La questione dell’ambiente è speculare a quella delle armi. Una rivista scientifica mi ha commissionato un articolo sulla gestione sostenibile dell’ambiente marino. Ho iniziato a scriverlo affermando che l’Europa ha deciso unilateralmente di gestire in modo sostenibile il suo territorio con il Green Deal e con una serie di Direttive molto sensibili allo stato di biodiversità ed ecosistemi, di recente inseriti nell’Articolo 9 della nostra Costituzione. Se tutti aspettassero che fossero gli altri ad iniziare a curarsi dell’ambiente, nessuno inizierebbe: come c’è la corsa agli armamenti, così c’è la corsa all’inquinamento, ma sia la pace sia la sostenibilità sono considerate ostacoli alla crescita economica.

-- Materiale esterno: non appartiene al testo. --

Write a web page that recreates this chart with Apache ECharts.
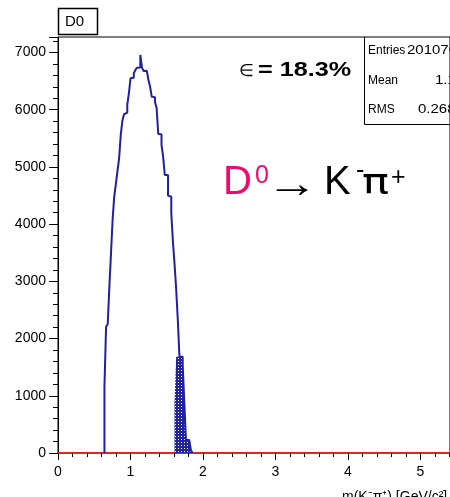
<!DOCTYPE html>
<html>
<head>
<meta charset="utf-8">
<script src="https://cdn.jsdelivr.net/npm/echarts@6/dist/echarts.min.js"></script>
<style>
html,body{margin:0;padding:0;background:#fff;}
#c{width:450px;height:497px;}
</style>
</head>
<body>
<div id="c"></div>
<script>
// ---- histogram definition (bin width 0.0225 GeV/c^2) ----
var binStart = 0.641;
var binWidth = 0.0225;
var counts = [1159, 2208, 2250, 2890, 3478, 4073, 4480, 4700, 4929, 5151,
              5559, 5803, 5921, 5950, 6083, 6288, 6550, 6560, 6637, 6695,
              6735, 6740, 6957, 6735, 6677, 6680, 6670, 6520, 6403, 6228,
              6220, 6136, 6031, 5576, 5570, 5384, 5180, 4859, 4859, 4498,
              4480, 4190, 3694, 3304, 2862, 2325, 1683, 1683, 1538, 874,
              227, 227, 227, 52];
// hatched (selected) part
var hatchStart = 1.6085;
var hatchCounts = [874, 1683, 1683, 1683, 1683, 1538, 874, 227, 227, 227, 52];

var xTicks = [0, 1, 2, 3, 4, 5];
var yTicks = [0, 1000, 2000, 3000, 4000, 5000, 6000, 7000];
var statNames = ['Entries', 'Mean', 'RMS'];
var statValues = ['201070', '1.171', '0.2683'];

function stepData(start, vals) {
  var d = [[start, 0]];
  for (var i = 0; i < vals.length; i++) {
    d.push([+(start + i * binWidth).toFixed(4), vals[i]]);
  }
  d.push([+(start + vals.length * binWidth).toFixed(4), 0]);
  return d;
}

// dotted hatch pattern
var pat = document.createElement('canvas');
pat.width = 3; pat.height = 3;
var pc = pat.getContext('2d');
pc.fillStyle = '#22229c';
pc.fillRect(0, 0, 3, 3);
pc.fillStyle = '#ffffff';
pc.fillRect(1, 1, 1, 1);

var FF = '"Liberation Sans", Arial, sans-serif';
var chart = echarts.init(document.getElementById('c'), null, {renderer: 'canvas'});

var graphics = [
  {type: 'rect', shape: {x: 58.5, y: 8.5, width: 39, height: 26},
   style: {fill: '#fff', stroke: '#000', lineWidth: 1.5}},
  {type: 'text', x: 65, y: 22, style: {text: 'D0', font: '15px ' + FF, fill: '#000', verticalAlign: 'middle'}},
  {type: 'line', shape: {x1: 364.5, y1: 37, x2: 364.5, y2: 124.5}, style: {stroke: '#000', lineWidth: 1}},
  {type: 'line', shape: {x1: 364.5, y1: 124.5, x2: 452, y2: 124.5}, style: {stroke: '#000', lineWidth: 1}},
  {type: 'text', x: 239, y: 71, style: {text: '\u2208', font: '17px ' + FF, fill: '#000', verticalAlign: 'middle'}},
  {type: 'text', x: 258, y: 70, scaleX: 1.2, style: {text: '= 18.3%', font: 'bold 21px ' + FF, fill: '#000', verticalAlign: 'middle'}},
  // D0 -> K- pi+
  {type: 'text', x: 223, y: 183, style: {text: 'D', font: '40px ' + FF, fill: '#f0086c', verticalAlign: 'middle'}},
  {type: 'text', x: 255, y: 176, style: {text: '0', font: '25px ' + FF, fill: '#f0086c', verticalAlign: 'middle'}},
  {type: 'text', x: 266, y: 186, scaleX: 1.3, style: {text: '\u2192', font: '40px ' + FF, fill: '#000', verticalAlign: 'middle'}},
  {type: 'text', x: 324, y: 183, style: {text: 'K', font: '40px ' + FF, fill: '#000', verticalAlign: 'middle'}},
  {type: 'text', x: 356, y: 171, style: {text: '-', font: '25px ' + FF, fill: '#000', verticalAlign: 'middle'}},
  {type: 'text', x: 362, y: 185, scaleX: 1.25, style: {text: '\u03c0', font: '36px "DejaVu Sans", sans-serif', fill: '#000', verticalAlign: 'middle'}},
  {type: 'text', x: 391, y: 178, style: {text: '+', font: '25px ' + FF, fill: '#000', verticalAlign: 'middle'}},
  // axis title (cut by bottom edge)
  {type: 'text', x: 342, y: 490, style: {text: 'm(K\u207B\u03c0\u207A) [GeV/c\u00B2]', font: '14px ' + FF, fill: '#000', verticalAlign: 'top'}}
];
var statY = [51, 81, 110];
var statX = [407, 435, 418];
for (var s = 0; s < statNames.length; s++) {
  graphics.push({type: 'text', x: 368, y: statY[s], style: {text: statNames[s], font: '12px ' + FF, fill: '#000', verticalAlign: 'middle'}});
  graphics.push({type: 'text', x: statX[s], y: statY[s], scaleX: 1.25, style: {text: statValues[s], font: '12px ' + FF, fill: '#000', verticalAlign: 'middle'}});
}

var option = {
  animation: false,
  backgroundColor: '#fff',
  grid: {left: 58, top: 37, right: -3, bottom: 44, show: true, borderColor: '#000', borderWidth: 1, backgroundColor: 'transparent'},
  xAxis: {
    type: 'value', min: 0, max: 5.41, interval: 1,
    axisLine: {show: true, onZero: false, lineStyle: {color: '#ee2020', width: 2}},
    axisTick: {show: true, length: 7, lineStyle: {color: '#000', width: 1}},
    minorTick: {show: true, splitNumber: 5, length: 4, lineStyle: {color: '#000', width: 1}},
    splitLine: {show: false},
    axisLabel: {show: true, showMaxLabel: false, margin: 12, fontSize: 14, fontFamily: FF, color: '#000',
      formatter: function (v) { return xTicks.indexOf(v) >= 0 ? String(v) : ''; }}
  },
  yAxis: {
    type: 'value', min: 0, max: 7271, interval: 1000,
    axisLine: {show: true, lineStyle: {color: '#000', width: 1}},
    axisTick: {show: true, length: 9, lineStyle: {color: '#000', width: 1}},
    minorTick: {show: true, splitNumber: 5, length: 5, lineStyle: {color: '#000', width: 1}},
    splitLine: {show: false},
    axisLabel: {show: true, showMaxLabel: false, margin: 12, fontSize: 14, fontFamily: FF, color: '#000',
      formatter: function (v) { return yTicks.indexOf(v) >= 0 ? String(v) : ''; }}
  },
  series: [
    {
      type: 'line', name: 'selected', step: 'end', symbol: 'none', z: 2,
      data: stepData(hatchStart, hatchCounts),
      lineStyle: {width: 0, opacity: 0},
      areaStyle: {color: {image: pat, repeat: 'repeat'}, opacity: 1}
    },
    {
      type: 'line', name: 'D0', step: 'end', symbol: 'none', z: 3,
      data: stepData(binStart, counts),
      lineStyle: {color: '#2020a0', width: 2}
    }
  ],
  graphic: graphics
};
chart.setOption(option);
</script>
</body>
</html>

Per l’ambiente, l’Europa ha deciso di non adottare queste logiche suicide, ma dovrò riscrivere l’articolo: Ursula Von der Leyen, madre del Green Deal, lo mette da parte e intende armare l’Europa. Se alle elezioni europee vincerà chi inneggia agli armamenti, usando la logica della ragazza pistolera che aveva lasciato a casa la Colt, la spirale continuerà. In Civil War non riusciamo a capire chi abbia torto e chi ragione. La guerra civile non si ferma fino a che una parte vince e l’altra perde, senza prigionieri. Si può fare diversamente?

Noi lo abbiamo fatto. Il 25 aprile festeggia la Resistenza, una guerra civile. Civili e militari si armarono e combatterono contro chi deteneva il potere (i fascisti), riscattando in parte la vergogna del fascismo. I fascisti, però, furono amnistiati da un comunista (Togliatti) e non furono tutti messi al muro, come fecero loro con i partigiani. Mussolini fu appeso a un distributore di benzina dove i fascisti fucilarono quindici partigiani. Barbarie chiama barbarie. Ma bisogna fermarsi, fare pace, se si vuole il lieto fine. Noi lo abbiamo fatto, dopo la Liberazione, ma oggi la pace è considerata una sconfitta, come in Civil War.

Buon 25 aprile, viva l’Italia antifascista e viva il comunista Togliatti che, con l’amnistia, interruppe la spirale di violenza. Viva anche Pertini che, a Genova, innescò la reazione alla restaurazione fascista del governo Tambroni. Perdonare sì, dimenticare no.